A recently published judgment of the Milan Civil Court (No. 14533/2014 of 5 December 2014) ordered an Italian banking institution to compensate two account holders for the damages caused by a phishing scam.
The lawsuit was filed by two brothers holding a joint account at the bank who, in 2009, realised that several transactions, which they had never made, had been charged to their account through the home banking service.
The plaintiffs accused the defendant of having failed to take appropriate measures in order to prevent the fraud; the defendant objected, having adopted state-of-the-art security measures, and blamed the incident on the plaintiffs, whom it said had unwisely revealed their access data to third parties or else had used computers not running adequate anti-malware programs.
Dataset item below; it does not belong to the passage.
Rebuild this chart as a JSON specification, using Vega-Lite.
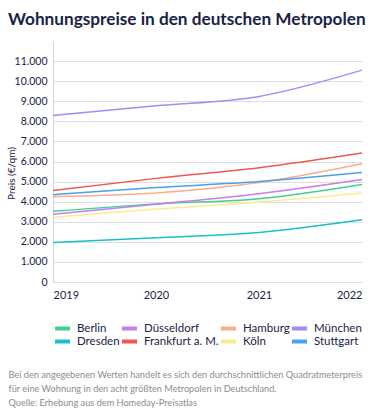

The judge in charge of the case appointed an expert witness to reconstruct what had happened and appraise the security measures adopted by the defendant. The expert witness ruled out any “Man-in-the-Middle” or “Man-in-the-Browser” attacks—i.e., respectively, any interference in the Internet communications between the plaintiffs and the bank’s website or any malware injected into their browser—and concluded that the plaintiffs had fallen victim to a classic phishing scam, carried out by sending an email that purported to be from the bank and urging customers to communicate their access codes.
According to the expert witness, this particular fraudulent technique was already well-known well before 2009, and in that same year the adoption of systems preventing it, for example those based on one-time passwords, were a standard among banking institutions.
Based on these assessments, the judge found that the defendant was in breach of its duty of care with regard to its contractual commitment towards account holders to provide security, having acted without the degree of diligence to be expected from a professional operator.
According to the judge, the defendant, as the qualified party, could not have ignored the scheme described and, as a consequence, should have adopted security systems capable of preventing it. The fact that the plaintiffs were not aware of these fraudulent techniques and had not realised that the email apparently originating from the bank was intended to steal confidential data could not be attributed to a lack of diligence on their part.
In this last regard, the judge noted that the email identified as the vehicle of the fraud was well designed, not presenting any signs of forging obvious to the average person lacking qualified expertise in IT matters: it had been sent to one of the plaintiffs at the email account provided by the defendant itself, from an email address “not immediately recognisable as fraudulent”, and it bore the same logo used by the defendant to distinguish its online banking service.
Having established the defendant’s accountability, the judge ordered the latter to compensate the plaintiffs for both economic damages (equal to the total amount subtracted from their account as a result of the fraud, plus interest), and moral damages—consisting of the “inevitable suffering and distress following the fraud suffered in noting the loss of the entire reserve credited to the account“—quantified on an equitable basis.